- **Problem**
Restate all the material verbatim, except for the pictures.

- **Stored data**

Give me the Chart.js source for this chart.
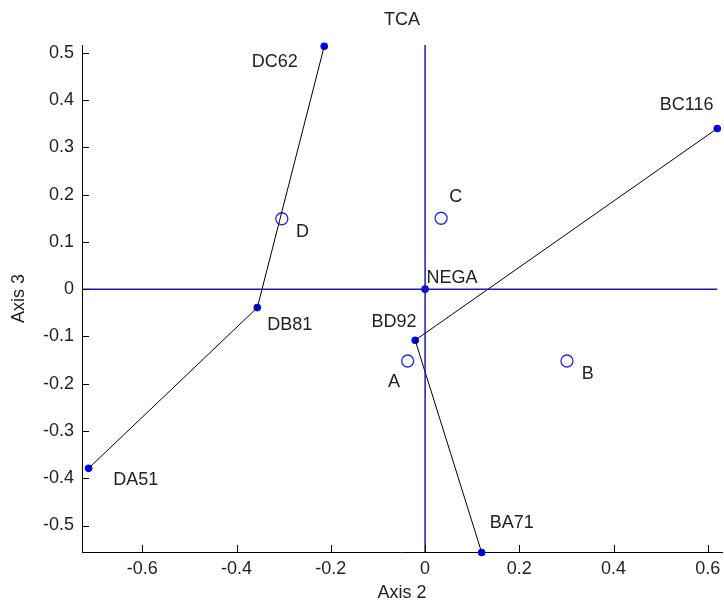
<!DOCTYPE html>
<html><head><meta charset="utf-8">
<script src="https://cdn.jsdelivr.net/npm/chart.js@4.4.0/dist/chart.umd.min.js"></script>
<style>html,body{margin:0;padding:0;background:#fff;} #wrap{width:724px;height:608px;position:relative;}</style>
</head><body><div id="wrap"><canvas id="c"></canvas></div>
<script>
const chartTitle = 'TCA';
const xAxisTitle = 'Axis 2';
const yAxisTitle = 'Axis 3';
const xTicks = [-0.6, -0.4, -0.2, 0, 0.2, 0.4, 0.6];
const xTickLabels = ['-0.6', '-0.4', '-0.2', '0', '0.2', '0.4', '0.6'];
const yTicks = [-0.5, -0.4, -0.3, -0.2, -0.1, 0, 0.1, 0.2, 0.3, 0.4, 0.5];
const yTickLabels = ['-0.5', '-0.4', '-0.3', '-0.2', '-0.1', '0', '0.1', '0.2', '0.3', '0.4', '0.5'];
const xLimits = [-0.728, 0.63];
const yLimits = [-0.556, 0.5165];
const refLineX = [-0.728, 0.62];
const refLineY = [-0.556, 0.5165];

const sampleNames = ['NEGA', 'DA51', 'DB81', 'DC62', 'BA71', 'BD92', 'BC116'];
const sampleX = [0, -0.714, -0.356, -0.214, 0.120, -0.021, 0.620];
const sampleY = [0, -0.379, -0.039, 0.514, -0.557, -0.108, 0.340];
const sampleLabelX = [0.057, -0.614, -0.287, -0.319, 0.184, -0.066, 0.555];
const sampleLabelY = [0.023, -0.404, -0.076, 0.480, -0.495, -0.070, 0.389];

const groupNames = ['A', 'B', 'C', 'D'];
const groupX = [-0.037, 0.301, 0.034, -0.304];
const groupY = [-0.152, -0.152, 0.150, 0.149];
const groupLabelX = [-0.066, 0.345, 0.065, -0.260];
const groupLabelY = [-0.197, -0.180, 0.195, 0.121];

const pathD = ['DC62', 'DB81', 'DA51'];
const pathB = ['BC116', 'BD92', 'BA71'];

const FONT = '"Liberation Sans", Arial, sans-serif';
const TEXT = '#222222';
const AXIS_BLUE = '#1c1ca8';
const MARK_BLUE = '#0000f0';
const RIGHT_GAP = 2;

function pathPoints(names) {
  return names.map(n => { const i = sampleNames.indexOf(n); return {x: sampleX[i], y: sampleY[i]}; });
}

const areaFixPlugin = {
  id: 'areaFix',
  afterLayout(chart) {
    const x = chart.scales.x;
    const target = chart.width - RIGHT_GAP;
    chart.chartArea.right = target;
    chart.chartArea.width = target - chart.chartArea.left;
    x.right = target;
    x.width = target - x.left;
    x.configure();
  }
};

const labelPlugin = {
  id: 'labels',
  afterDatasetsDraw(chart) {
    const {ctx, scales: {x, y}, chartArea} = chart;
    ctx.save();
    ctx.strokeStyle = '#000';
    ctx.lineWidth = 1;
    ctx.beginPath();
    xTicks.forEach(v => { const px = Math.round(x.getPixelForValue(v)) + 0.5; ctx.moveTo(px, chartArea.bottom); ctx.lineTo(px, chartArea.bottom - 7); });
    yTicks.forEach(v => { const py = Math.round(y.getPixelForValue(v)) + 0.5; ctx.moveTo(chartArea.left, py); ctx.lineTo(chartArea.left + 7, py); });
    ctx.stroke();
    ctx.fillStyle = TEXT;
    ctx.font = '18px ' + FONT;
    ctx.textAlign = 'center';
    ctx.textBaseline = 'middle';
    sampleNames.forEach((n, i) => ctx.fillText(n, x.getPixelForValue(sampleLabelX[i]), y.getPixelForValue(sampleLabelY[i])));
    groupNames.forEach((n, i) => ctx.fillText(n, x.getPixelForValue(groupLabelX[i]), y.getPixelForValue(groupLabelY[i])));
    ctx.fillText(chartTitle, (chartArea.left + chartArea.right) / 2, 20);
    ctx.restore();
  }
};

new Chart(document.getElementById('c'), {
  type: 'scatter',
  data: {
    datasets: [
      {data: [{x: refLineX[0], y: 0}, {x: refLineX[1], y: 0}], showLine: true, borderColor: AXIS_BLUE, borderWidth: 1.5, pointRadius: 0, clip: false},
      {data: [{x: 0, y: refLineY[0]}, {x: 0, y: refLineY[1]}], showLine: true, borderColor: AXIS_BLUE, borderWidth: 1.5, pointRadius: 0, clip: false},
      {data: pathPoints(pathD), showLine: true, borderColor: '#000', borderWidth: 1, pointRadius: 0, clip: false},
      {data: pathPoints(pathB), showLine: true, borderColor: '#000', borderWidth: 1, pointRadius: 0, clip: false},
      {data: groupX.map((v, i) => ({x: v, y: groupY[i]})), pointRadius: 6, pointBorderWidth: 1.3, pointBorderColor: '#2a2ad0', pointBackgroundColor: 'rgba(255,255,255,0)', clip: false},
      {data: sampleX.map((v, i) => ({x: v, y: sampleY[i]})), pointRadius: 3.8, pointStyle: 'circle', pointBorderWidth: 0, pointBackgroundColor: MARK_BLUE, pointBorderColor: MARK_BLUE, clip: false}
    ]
  },
  options: {
    responsive: true,
    maintainAspectRatio: false,
    animation: false,
    events: [],
    layout: {padding: {top: 45, right: RIGHT_GAP, left: 0, bottom: 0}},
    plugins: {legend: {display: false}, tooltip: {enabled: false}, title: {display: false}},
    scales: {
      x: {
        type: 'linear', min: xLimits[0], max: xLimits[1],
        afterBuildTicks: s => { s.ticks = xTicks.map(v => ({value: v})); },
        afterFit: s => { s.height = 56; s.paddingLeft = 0; s.paddingRight = 0; },
        ticks: {color: TEXT, font: {family: FONT, size: 18}, padding: 6, callback: (v, i) => xTickLabels[i], maxRotation: 0},
        grid: {display: true, drawOnChartArea: false, drawTicks: false},
        border: {display: true, color: '#000', width: 1},
        title: {display: true, text: xAxisTitle, color: TEXT, font: {family: FONT, size: 18}, padding: {top: 0, bottom: 4}}
      },
      y: {
        type: 'linear', min: yLimits[0], max: yLimits[1],
        afterBuildTicks: s => { s.ticks = yTicks.map(v => ({value: v})); },
        afterFit: s => { s.width = 82; s.paddingTop = 0; s.paddingBottom = 0; },
        ticks: {color: TEXT, font: {family: FONT, size: 18}, padding: 8, callback: (v, i) => yTickLabels[i]},
        grid: {display: true, drawOnChartArea: false, drawTicks: false},
        border: {display: true, color: '#000', width: 1},
        title: {display: true, text: yAxisTitle, color: TEXT, font: {family: FONT, size: 18}, padding: {top: 8, bottom: 8}}
      }
    }
  },
  plugins: [areaFixPlugin, labelPlugin]
});
</script></body></html>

- **Answer to this task**
Give me the Chart.js source for this chart.
<!DOCTYPE html>
<html><head><meta charset="utf-8">
<script src="https://cdn.jsdelivr.net/npm/chart.js@4.4.0/dist/chart.umd.min.js"></script>
<style>html,body{margin:0;padding:0;background:#fff;} #wrap{width:724px;height:608px;position:relative;}</style>
</head><body><div id="wrap"><canvas id="c"></canvas></div>
<script>
const chartTitle = 'TCA';
const xAxisTitle = 'Axis 2';
const yAxisTitle = 'Axis 3';
const xTicks = [-0.6, -0.4, -0.2, 0, 0.2, 0.4, 0.6];
const xTickLabels = ['-0.6', '-0.4', '-0.2', '0', '0.2', '0.4', '0.6'];
const yTicks = [-0.5, -0.4, -0.3, -0.2, -0.1, 0, 0.1, 0.2, 0.3, 0.4, 0.5];
const yTickLabels = ['-0.5', '-0.4', '-0.3', '-0.2', '-0.1', '0', '0.1', '0.2', '0.3', '0.4', '0.5'];
const xLimits = [-0.728, 0.63];
const yLimits = [-0.556, 0.5165];
const refLineX = [-0.728, 0.62];
const refLineY = [-0.556, 0.5165];

const sampleNames = ['NEGA', 'DA51', 'DB81', 'DC62', 'BA71', 'BD92', 'BC116'];
const sampleX = [0, -0.714, -0.356, -0.214, 0.120, -0.021, 0.620];
const sampleY = [0, -0.379, -0.039, 0.514, -0.557, -0.108, 0.340];
const sampleLabelX = [0.057, -0.614, -0.287, -0.319, 0.184, -0.066, 0.555];
const sampleLabelY = [0.023, -0.404, -0.076, 0.480, -0.495, -0.070, 0.389];

const groupNames = ['A', 'B', 'C', 'D'];
const groupX = [-0.037, 0.301, 0.034, -0.304];
const groupY = [-0.152, -0.152, 0.150, 0.149];
const groupLabelX = [-0.066, 0.345, 0.065, -0.260];
const groupLabelY = [-0.197, -0.180, 0.195, 0.121];

const pathD = ['DC62', 'DB81', 'DA51'];
const pathB = ['BC116', 'BD92', 'BA71'];

const FONT = '"Liberation Sans", Arial, sans-serif';
const TEXT = '#222222';
const AXIS_BLUE = '#1c1ca8';
const MARK_BLUE = '#0000f0';
const RIGHT_GAP = 2;

function pathPoints(names) {
  return names.map(n => { const i = sampleNames.indexOf(n); return {x: sampleX[i], y: sampleY[i]}; });
}

const areaFixPlugin = {
  id: 'areaFix',
  afterLayout(chart) {
    const x = chart.scales.x;
    const target = chart.width - RIGHT_GAP;
    chart.chartArea.right = target;
    chart.chartArea.width = target - chart.chartArea.left;
    x.right = target;
    x.width = target - x.left;
    x.configure();
  }
};

const labelPlugin = {
  id: 'labels',
  afterDatasetsDraw(chart) {
    const {ctx, scales: {x, y}, chartArea} = chart;
    ctx.save();
    ctx.strokeStyle = '#000';
    ctx.lineWidth = 1;
    ctx.beginPath();
    xTicks.forEach(v => { const px = Math.round(x.getPixelForValue(v)) + 0.5; ctx.moveTo(px, chartArea.bottom); ctx.lineTo(px, chartArea.bottom - 7); });
    yTicks.forEach(v => { const py = Math.round(y.getPixelForValue(v)) + 0.5; ctx.moveTo(chartArea.left, py); ctx.lineTo(chartArea.left + 7, py); });
    ctx.stroke();
    ctx.fillStyle = TEXT;
    ctx.font = '18px ' + FONT;
    ctx.textAlign = 'center';
    ctx.textBaseline = 'middle';
    sampleNames.forEach((n, i) => ctx.fillText(n, x.getPixelForValue(sampleLabelX[i]), y.getPixelForValue(sampleLabelY[i])));
    groupNames.forEach((n, i) => ctx.fillText(n, x.getPixelForValue(groupLabelX[i]), y.getPixelForValue(groupLabelY[i])));
    ctx.fillText(chartTitle, (chartArea.left + chartArea.right) / 2, 20);
    ctx.restore();
  }
};

new Chart(document.getElementById('c'), {
  type: 'scatter',
  data: {
    datasets: [
      {data: [{x: refLineX[0], y: 0}, {x: refLineX[1], y: 0}], showLine: true, borderColor: AXIS_BLUE, borderWidth: 1.5, pointRadius: 0, clip: false},
      {data: [{x: 0, y: refLineY[0]}, {x: 0, y: refLineY[1]}], showLine: true, borderColor: AXIS_BLUE, borderWidth: 1.5, pointRadius: 0, clip: false},
      {data: pathPoints(pathD), showLine: true, borderColor: '#000', borderWidth: 1, pointRadius: 0, clip: false},
      {data: pathPoints(pathB), showLine: true, borderColor: '#000', borderWidth: 1, pointRadius: 0, clip: false},
      {data: groupX.map((v, i) => ({x: v, y: groupY[i]})), pointRadius: 6, pointBorderWidth: 1.3, pointBorderColor: '#2a2ad0', pointBackgroundColor: 'rgba(255,255,255,0)', clip: false},
      {data: sampleX.map((v, i) => ({x: v, y: sampleY[i]})), pointRadius: 3.8, pointStyle: 'circle', pointBorderWidth: 0, pointBackgroundColor: MARK_BLUE, pointBorderColor: MARK_BLUE, clip: false}
    ]
  },
  options: {
    responsive: true,
    maintainAspectRatio: false,
    animation: false,
    events: [],
    layout: {padding: {top: 45, right: RIGHT_GAP, left: 0, bottom: 0}},
    plugins: {legend: {display: false}, tooltip: {enabled: false}, title: {display: false}},
    scales: {
      x: {
        type: 'linear', min: xLimits[0], max: xLimits[1],
        afterBuildTicks: s => { s.ticks = xTicks.map(v => ({value: v})); },
        afterFit: s => { s.height = 56; s.paddingLeft = 0; s.paddingRight = 0; },
        ticks: {color: TEXT, font: {family: FONT, size: 18}, padding: 6, callback: (v, i) => xTickLabels[i], maxRotation: 0},
        grid: {display: true, drawOnChartArea: false, drawTicks: false},
        border: {display: true, color: '#000', width: 1},
        title: {display: true, text: xAxisTitle, color: TEXT, font: {family: FONT, size: 18}, padding: {top: 0, bottom: 4}}
      },
      y: {
        type: 'linear', min: yLimits[0], max: yLimits[1],
        afterBuildTicks: s => { s.ticks = yTicks.map(v => ({value: v})); },
        afterFit: s => { s.width = 82; s.paddingTop = 0; s.paddingBottom = 0; },
        ticks: {color: TEXT, font: {family: FONT, size: 18}, padding: 8, callback: (v, i) => yTickLabels[i]},
        grid: {display: true, drawOnChartArea: false, drawTicks: false},
        border: {display: true, color: '#000', width: 1},
        title: {display: true, text: yAxisTitle, color: TEXT, font: {family: FONT, size: 18}, padding: {top: 8, bottom: 8}}
      }
    }
  },
  plugins: [areaFixPlugin, labelPlugin]
});
</script></body></html>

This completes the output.